14 January 2020
Last week we kicked off awards season with a gentle roast round-up of the best looks to hit the Golden Globes red carpet. Now because it’s that time of year, the red carpets are coming in hot so it’s likely that our favourite celebs are just getting started. Luckily, we didn’t have to wait long for our next fashion hit. Overnight, the Critic’s Choice Awards went down in LA and the red carpet did not disappoint. The clear winner was Zendaya, but there’s a couple of well…not winners to get through first. Here’s what everyone wore to the Critic’s Choice Awards 2020.
Fuck yes Billy Porter, you do you boo, butterfly tattoos included.
Eugh, those sleeves, I die. Would it be too much if I wore this to work tomorrow?
Holy forking shirt, Kristen Bell is nailing this colour.
Is Olivia Wilde wearing sleeves or are sleeves wearing Olivia Wilde?
Good afternoon to Zendaya and her $15,000 Tom Ford breastplate and literally no one else.
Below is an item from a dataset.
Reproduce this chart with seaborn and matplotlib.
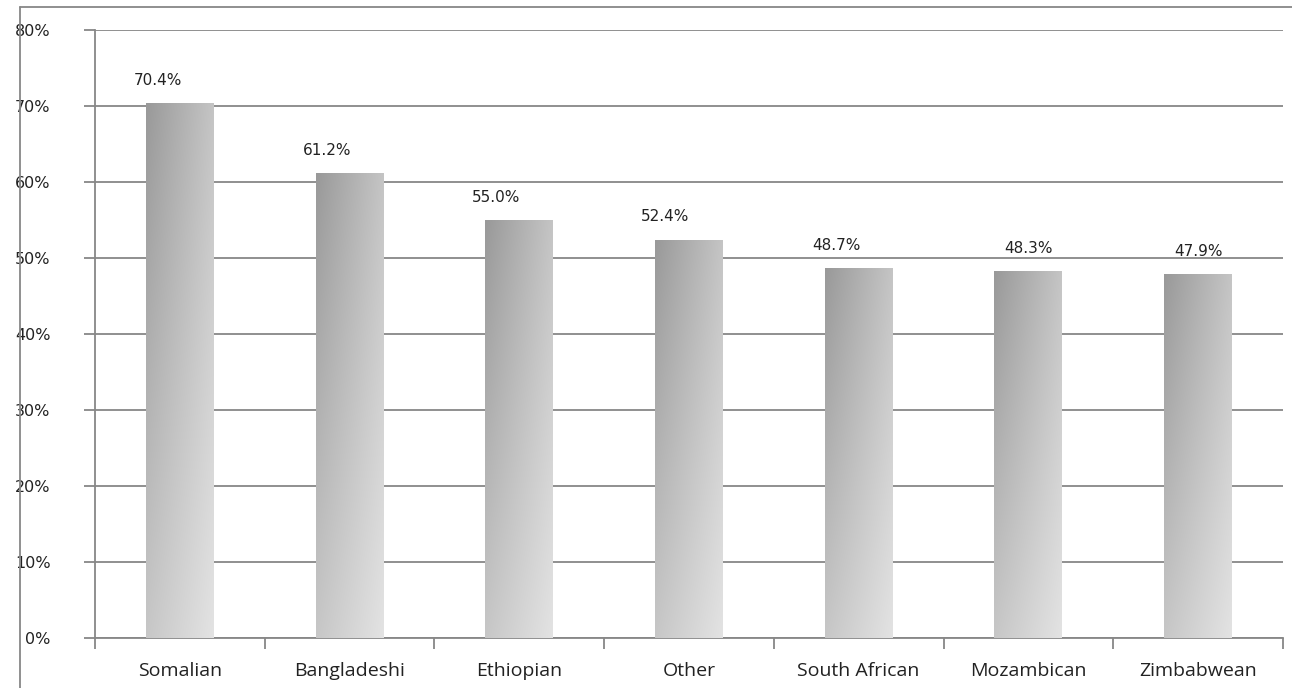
import numpy as np
import pandas as pd
import matplotlib
matplotlib.use("Agg")
import matplotlib.pyplot as plt
from matplotlib.lines import Line2D
from matplotlib.ticker import FixedLocator, FuncFormatter
import seaborn as sns

categories = ["Somalian", "Bangladeshi", "Ethiopian", "Other",
              "South African", "Mozambican", "Zimbabwean"]
values = [70.4, 61.2, 55.0, 52.4, 48.7, 48.3, 47.9]
y_ticks = [0, 10, 20, 30, 40, 50, 60, 70, 80]

sns.set_theme(style="white")
plt.rcParams["font.family"] = ["Open Sans", "DejaVu Sans"]

df = pd.DataFrame({"group": categories, "share": values})

fig = plt.figure(figsize=(12.92, 6.88), dpi=100)
ax = fig.add_axes([0.0735, 0.0727, 0.9195, 0.8837])

sns.barplot(data=df, x="group", y="share", order=categories,
            color="#b5b5b5", width=0.4, saturation=1, ax=ax, zorder=3)

# diagonal grey gradient painted inside each bar
grid_cols = np.linspace(0, 1, 64)
grid_rows = np.linspace(0, 1, 256)
gx, gy = np.meshgrid(grid_cols, grid_rows)
tl, tr, bl, br = 0.60, 0.77, 0.78, 0.89
shade = tl * (1 - gx) * (1 - gy) + tr * gx * (1 - gy) + bl * (1 - gx) * gy + br * gx * gy
rgb = np.dstack([shade, shade, shade])
for patch in ax.patches:
    x0, y0 = patch.get_x(), patch.get_y()
    w, h = patch.get_width(), patch.get_height()
    patch.set_facecolor("none")
    patch.set_edgecolor("none")
    img = ax.imshow(rgb, extent=[x0, x0 + w, y0, y0 + h], origin="upper",
                    aspect="auto", zorder=3, interpolation="bilinear")
    img.set_clip_path(patch)

# value labels; most sit a little left of their bar
label_shift = [-16, -16, -17, -17, -16, 0, 0]
texts = ax.bar_label(ax.containers[0], labels=[f"{v:.1f}%" for v in values],
                     padding=11, fontsize=11, color="#222222",
                     family=["DejaVu Sans"])
for t, dx in zip(texts, label_shift):
    t.xyann = (t.xyann[0] + dx, t.xyann[1])

ax.set_xlim(-0.5, len(categories) - 0.5)
ax.set_ylim(0, 80)
ax.yaxis.set_major_locator(FixedLocator(y_ticks))
ax.yaxis.set_major_formatter(FuncFormatter(lambda v, _: f"{v:.0f}%"))
ax.grid(axis="y", color="#878787", linewidth=1.3, zorder=1)
ax.grid(axis="x", visible=False)
ax.set_axisbelow(True)

ax.set_xlabel("")
ax.set_ylabel("")

for side in ["top", "right"]:
    ax.spines[side].set_visible(False)
for side in ["left", "bottom"]:
    ax.spines[side].set_color("#878787")
    ax.spines[side].set_linewidth(1.3)

ax.tick_params(axis="y", which="major", length=8, width=1.3, color="#878787",
               pad=24, labelsize=11.5, labelcolor="#222222", left=True)
for lbl in ax.get_yticklabels():
    lbl.set_family(["DejaVu Sans"])
ax.tick_params(axis="x", which="major", length=0, pad=17,
               labelsize=14, labelcolor="#222222")
ax.xaxis.set_minor_locator(FixedLocator(np.arange(-0.5, len(categories), 1.0)))
ax.tick_params(axis="x", which="minor", length=8, width=1.3,
               color="#878787", bottom=True)

# outer chart frame
fig.add_artist(Line2D([20 / 1292, 20 / 1292], [0, 1 - 7 / 688],
                      transform=fig.transFigure, color="#878787", linewidth=1.3))
fig.add_artist(Line2D([20 / 1292, 1], [1 - 7 / 688, 1 - 7 / 688],
                      transform=fig.transFigure, color="#878787", linewidth=1.3))

fig.savefig("out.png", dpi=100, facecolor="white")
Okay, my theory is this. On the way to the Critic’s Choice Awards, Lucy Hale’s dress tore between the bodice and the skirt. The only way to hold it up for the night was to..um…steal some of the chandeliers in the hotel lobby and use it as a belt. I can’t explain the bow, it shouldn’t be there.
Hot Priest goes fuschia, I’m into it.
I said this in my last round-up but Julia Butters is 10. TEN. She’s 10 and is already better dressed than almost everyone I know. Side note, is she wearing makeup? Why? Her skin is literally the most perfect it will ever be. Someone give that child some Micellar water.
I get Phoebe Waller-Bridge has her uniform so to speak, but I’d love to see her in this dress in another colour. But you know, that’s coming from someone who wears the same five outfits to work every week.
I will always love Nicole Kidman in Armani Prive. On a totally unrelated note I’m going to leave this link to the best ever toning shampoos here. But like I said, it’s unrelated.
Why is everyone obsessed with embellishing their right arm and their right arm only? What’s wrong with the left arm? Why doesn’t it get any sartorial love?
This is what I look like when my Dad decides the dress I’ve worn to a family wedding is too provocative for church and has forced me into his blazer.
From now on I only want to see men colour match their shoes to their suit pants. Also, the sunglasses on the red carpet is an absolute MOOD.
Just a big ball of sunshine and I love it. The end.
Oh, Mandy. Mandy, Mandy, Mandy. This look was so close to being my favourite but the weird vampiric cut of that cape upsets me.
A Yuletide disco ball, but make it fashion.
I will forever be in love with a pink and red colour combo (see here for evidence). But for the love of fashion, why didn’t any steam Beanie Feldstein’s dress before she wore it? Those aren’t car creases my friend. That little number has never seen a steamer in its life.
I’m a real big bird yellow convert. I could never wear it but maybe that’s why I love it so much. The heart wants what it can’t have and all that.
My 14-year-old self would be blown away by this bit of side-fringe representation on the red carpet. My 24-year-old self is blown away by the cheekiness of this frock.
Pretty sure I saw this at the Museum of Contemporary Art just last week.
Joey and Beanie are going to have a lot to talk about tonight re their crumpled dresses. Creases aside, this is my favourite tin foil dress ever. I don’t know, something about the corset waist and the hem make me happy.
You can only see the sleeves on Kaitlyn Dever’s dress if you squint really hard. Of course, that begs the question, what’s the point?
In what is supposed to be J Lo’s most well-regarded award season yet, why is her stylist letting her, and more importantly us, down again?
What did we tell you about tangerine?
Kelly, babe, now is not the time to cosplay as Morticia Adams.
Janet, those are my Mum’s dishwashing gloves and I don’t think she’d be happy to find out you took them.
IDK who this is, but I’m glad she caught our notes about tangerine and blush ombre dresses.
This look is so romantic it makes me want to watch The Notebook and forget that Ryan Gosling and Rachel McAdams actually hate each other.
I don’t for a minute believe that is Bridget Jones, but I do love that timeless silhouette she’s wearing.
Gwendoline is wearing Dior Men and personally, I think she’s wearing it better than anyone else ever would.
Who stole the bottom of Jharrel’s blazer?
Is that a mini dress on the red carpet? On someone who’s not a supermodel? We stan.
This look is sculpted perfection. I never want to see her wear anything else but this dress, yep even in Riverdale.
Milo Ventimiglia is wearing the skin of my childhood velvet teddy as a jacket and I want him arrested.